WHAT IS REQUIRED: Pictures stay out. Extract the lines below from the first one through the line with "const yMins = [0.20, 0.20, 0.23, 0.14, 0.32];", both included.

§

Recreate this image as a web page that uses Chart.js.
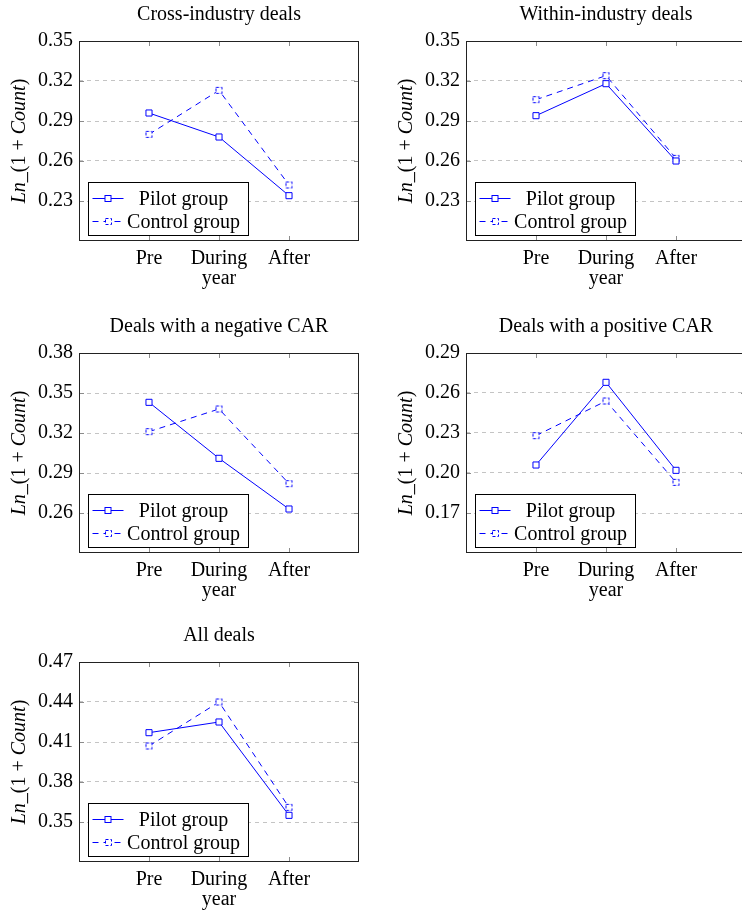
<!DOCTYPE html>
<html>
<head>
<meta charset="utf-8">
<script src="https://cdn.jsdelivr.net/npm/chart.js@4.4.0/dist/chart.umd.min.js"></script>
<style>
    html, body { margin: 0; padding: 0; background: #fff; overflow: hidden; width: 742px; height: 910px; }
    .panel { position: absolute; width: 387px; height: 300px; }
</style>
</head>
<body>
<div class="panel" style="left:0px;top:0px"><canvas id="c0" width="387" height="300"></canvas></div>
<div class="panel" style="left:387px;top:0px"><canvas id="c1" width="387" height="300"></canvas></div>
<div class="panel" style="left:0px;top:312px"><canvas id="c2" width="387" height="300"></canvas></div>
<div class="panel" style="left:387px;top:312px"><canvas id="c3" width="387" height="300"></canvas></div>
<div class="panel" style="left:0px;top:621px"><canvas id="c4" width="387" height="300"></canvas></div>
<script>
// x categories (multi-line tick labels)
const periods = [['Pre'], ['During', 'year'], ['After']];
const seriesNames = ['Pilot group', 'Control group'];
const yTitleParts = [['Ln', true], ['_', false], ['(1 + ', false], ['Count', true], [')', false]];

const panelTitles = [
    'Cross-industry deals',
    'Within-industry deals',
    'Deals with a negative CAR',
    'Deals with a positive CAR',
    'All deals'
];

// values
const pilotCross = [0.296, 0.278, 0.234];
const controlCross = [0.280, 0.313, 0.242];
const pilotWithin = [0.294, 0.318, 0.260];
const controlWithin = [0.306, 0.324, 0.262];
const pilotNeg = [0.343, 0.301, 0.263];
const controlNeg = [0.321, 0.338, 0.282];
const pilotPos = [0.206, 0.268, 0.202];
const controlPos = [0.228, 0.254, 0.193];
const pilotAll = [0.417, 0.425, 0.355];
const controlAll = [0.407, 0.440, 0.361];

// y tick labels per panel
const ticksCross = [0.23, 0.26, 0.29, 0.32, 0.35];
const ticksWithin = [0.23, 0.26, 0.29, 0.32, 0.35];
const ticksNeg = [0.26, 0.29, 0.32, 0.35, 0.38];
const ticksPos = [0.17, 0.20, 0.23, 0.26, 0.29];
const ticksAll = [0.35, 0.38, 0.41, 0.44, 0.47];

const yMins = [0.20, 0.20, 0.23, 0.14, 0.32];

const panels = [
    { pilot: pilotCross, control: controlCross, ticks: ticksCross },
    { pilot: pilotWithin, control: controlWithin, ticks: ticksWithin },
    { pilot: pilotNeg, control: controlNeg, ticks: ticksNeg },
    { pilot: pilotPos, control: controlPos, ticks: ticksPos },
    { pilot: pilotAll, control: controlAll, ticks: ticksAll }
];

const BLUE = 'rgb(0,0,255)';
const FONT = '"Liberation Serif", "Times New Roman", serif';

// dashed square marker for the control group
function dashedSquare() {
    const c = document.createElement('canvas');
    c.width = 9; c.height = 9;
    const g = c.getContext('2d');
    g.fillStyle = '#fff';
    g.fillRect(1.5, 1.5, 6, 6);
    g.strokeStyle = BLUE;
    g.lineWidth = 1;
    g.setLineDash([3, 2]);
    g.strokeRect(1.5, 1.5, 6, 6);
    return c;
}
const controlMarker = dashedSquare();

const framePlugin = {
    id: 'frame',
    beforeDatasetsDraw(chart) {
        const { ctx, chartArea: a, scales } = chart;
        ctx.save();
        ctx.strokeStyle = '#8c8c8c';
        ctx.lineWidth = 1;
        ctx.beginPath();
        scales.x.ticks.forEach(t => {
            const x = Math.round(scales.x.getPixelForValue(t.value)) + 0.5;
            ctx.moveTo(x, a.top); ctx.lineTo(x, a.top + 5);
            ctx.moveTo(x, a.bottom); ctx.lineTo(x, a.bottom - 5);
        });
        scales.y.ticks.forEach(t => {
            const y = Math.round(scales.y.getPixelForValue(t.value)) + 0.5;
            ctx.moveTo(a.left, y); ctx.lineTo(a.left + 5, y);
            ctx.moveTo(a.right, y); ctx.lineTo(a.right - 5, y);
        });
        ctx.stroke();
        ctx.strokeStyle = '#222';
        ctx.strokeRect(a.left + 0.5, a.top + 0.5, a.right - a.left - 1, a.bottom - a.top - 1);
        ctx.restore();
    },
    afterDatasetsDraw(chart) {
        // legend box, lower left inside the plot
        const { ctx, chartArea: a } = chart;
        const bx = Math.round(a.left + 9) + 0.5, bh = 53, bw = 160;
        const by = Math.round(a.bottom - 6 - bh) + 0.5;
        ctx.save();
        ctx.fillStyle = '#fff';
        ctx.strokeStyle = '#000';
        ctx.lineWidth = 1;
        ctx.fillRect(bx, by, bw, bh);
        ctx.strokeRect(bx, by, bw, bh);
        chart.data.datasets.forEach((ds, i) => {
            const y = Math.round(by + 15 + i * 23.3) + 0.5;
            ctx.strokeStyle = ds.borderColor;
            ctx.setLineDash(ds.borderDash || []);
            ctx.beginPath();
            ctx.moveTo(bx + 4, y); ctx.lineTo(bx + 35, y);
            ctx.stroke();
            ctx.setLineDash([]);
            const mx = bx + 19.5;
            if (ds.pointStyle instanceof HTMLCanvasElement) {
                ctx.drawImage(ds.pointStyle, Math.round(mx - 4.5), Math.round(y - 4.5));
            } else {
                ctx.fillStyle = '#fff';
                ctx.fillRect(mx - 3, y - 3, 6, 6);
                ctx.strokeRect(mx - 3, y - 3, 6, 6);
            }
            ctx.fillStyle = '#000';
            ctx.font = '20px ' + FONT;
            ctx.textBaseline = 'middle';
            ctx.textAlign = 'center';
            ctx.fillText(ds.label, bx + 95, y + 1);
        });
        ctx.restore();
    },
    afterDraw(chart, args, opts) {
        const { ctx, chartArea: a } = chart;
        ctx.save();
        ctx.fillStyle = '#000';
        ctx.font = '20px ' + FONT;
        ctx.textAlign = 'center';
        ctx.textBaseline = 'alphabetic';
        ctx.fillText(opts.title, (a.left + a.right) / 2, a.top - 21.5);

        // y axis title with italic parts
        ctx.translate(25, (a.top + a.bottom) / 2);
        ctx.rotate(-Math.PI / 2);
        ctx.textAlign = 'left';
        let total = 0;
        yTitleParts.forEach(([t, it]) => {
            ctx.font = (it ? 'italic ' : '') + '20px ' + FONT;
            total += ctx.measureText(t).width;
        });
        let x = -total / 2;
        yTitleParts.forEach(([t, it]) => {
            ctx.font = (it ? 'italic ' : '') + '20px ' + FONT;
            ctx.fillText(t, x, 0);
            x += ctx.measureText(t).width;
        });
        ctx.restore();
    }
};

function buildChart(idx) {
    const p = panels[idx];
    const yMax = p.ticks[p.ticks.length - 1];
    const ctx = document.getElementById('c' + idx).getContext('2d');
    return new Chart(ctx, {
        type: 'line',
        data: {
            datasets: [
                {
                    label: seriesNames[0],
                    data: p.pilot.map((v, i) => ({ x: i + 1, y: v })),
                    borderColor: BLUE,
                    borderWidth: 1,
                    pointStyle: 'rect',
                    pointRadius: 4.3,
                    pointBackgroundColor: '#fff',
                    pointBorderColor: BLUE,
                    pointBorderWidth: 1,
                    tension: 0
                },
                {
                    label: seriesNames[1],
                    data: p.control.map((v, i) => ({ x: i + 1, y: v })),
                    borderColor: BLUE,
                    borderWidth: 1,
                    borderDash: [6, 5],
                    pointStyle: controlMarker,
                    pointRadius: 4.3,
                    pointBackgroundColor: '#fff',
                    pointBorderColor: BLUE,
                    tension: 0
                }
            ]
        },
        options: {
            responsive: false,
            animation: false,
            events: [],
            layout: { padding: { left: 0, right: 28, top: 41, bottom: 9 } },
            plugins: {
                legend: { display: false },
                tooltip: { enabled: false },
                frame: { title: panelTitles[idx] }
            },
            scales: {
                x: {
                    type: 'linear',
                    min: 0,
                    max: 4,
                    afterBuildTicks: s => { s.ticks = periods.map((_, i) => ({ value: i + 1 })); },
                    afterFit: s => { s.height = 50; },
                    grid: { display: false },
                    border: { display: false },
                    ticks: {
                        padding: 0,
                        color: '#000',
                        maxRotation: 0,
                        autoSkip: false,
                        font: { family: FONT, size: 20, lineHeight: 1.0 },
                        callback: v => periods[v - 1]
                    }
                },
                y: {
                    min: yMins[idx],
                    max: yMax,
                    afterBuildTicks: s => { s.ticks = p.ticks.map(v => ({ value: v })); },
                    afterFit: s => { s.width = 79; },
                    grid: { color: '#c4c4c4', lineWidth: 1, drawTicks: false },
                    border: { display: false, dash: [4, 4] },
                    ticks: {
                        padding: 6,
                        color: '#000',
                        font: { family: FONT, size: 20 },
                        callback: v => v.toFixed(2)
                    }
                }
            }
        },
        plugins: [framePlugin]
    });
}

panels.forEach((_, i) => buildChart(i));
</script>
</body>
</html>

§

RESULT OF THE TASK:
Recreate this image as a web page that uses Chart.js.
<!DOCTYPE html>
<html>
<head>
<meta charset="utf-8">
<script src="https://cdn.jsdelivr.net/npm/chart.js@4.4.0/dist/chart.umd.min.js"></script>
<style>
    html, body { margin: 0; padding: 0; background: #fff; overflow: hidden; width: 742px; height: 910px; }
    .panel { position: absolute; width: 387px; height: 300px; }
</style>
</head>
<body>
<div class="panel" style="left:0px;top:0px"><canvas id="c0" width="387" height="300"></canvas></div>
<div class="panel" style="left:387px;top:0px"><canvas id="c1" width="387" height="300"></canvas></div>
<div class="panel" style="left:0px;top:312px"><canvas id="c2" width="387" height="300"></canvas></div>
<div class="panel" style="left:387px;top:312px"><canvas id="c3" width="387" height="300"></canvas></div>
<div class="panel" style="left:0px;top:621px"><canvas id="c4" width="387" height="300"></canvas></div>
<script>
// x categories (multi-line tick labels)
const periods = [['Pre'], ['During', 'year'], ['After']];
const seriesNames = ['Pilot group', 'Control group'];
const yTitleParts = [['Ln', true], ['_', false], ['(1 + ', false], ['Count', true], [')', false]];

const panelTitles = [
    'Cross-industry deals',
    'Within-industry deals',
    'Deals with a negative CAR',
    'Deals with a positive CAR',
    'All deals'
];

// values
const pilotCross = [0.296, 0.278, 0.234];
const controlCross = [0.280, 0.313, 0.242];
const pilotWithin = [0.294, 0.318, 0.260];
const controlWithin = [0.306, 0.324, 0.262];
const pilotNeg = [0.343, 0.301, 0.263];
const controlNeg = [0.321, 0.338, 0.282];
const pilotPos = [0.206, 0.268, 0.202];
const controlPos = [0.228, 0.254, 0.193];
const pilotAll = [0.417, 0.425, 0.355];
const controlAll = [0.407, 0.440, 0.361];

// y tick labels per panel
const ticksCross = [0.23, 0.26, 0.29, 0.32, 0.35];
const ticksWithin = [0.23, 0.26, 0.29, 0.32, 0.35];
const ticksNeg = [0.26, 0.29, 0.32, 0.35, 0.38];
const ticksPos = [0.17, 0.20, 0.23, 0.26, 0.29];
const ticksAll = [0.35, 0.38, 0.41, 0.44, 0.47];

const yMins = [0.20, 0.20, 0.23, 0.14, 0.32];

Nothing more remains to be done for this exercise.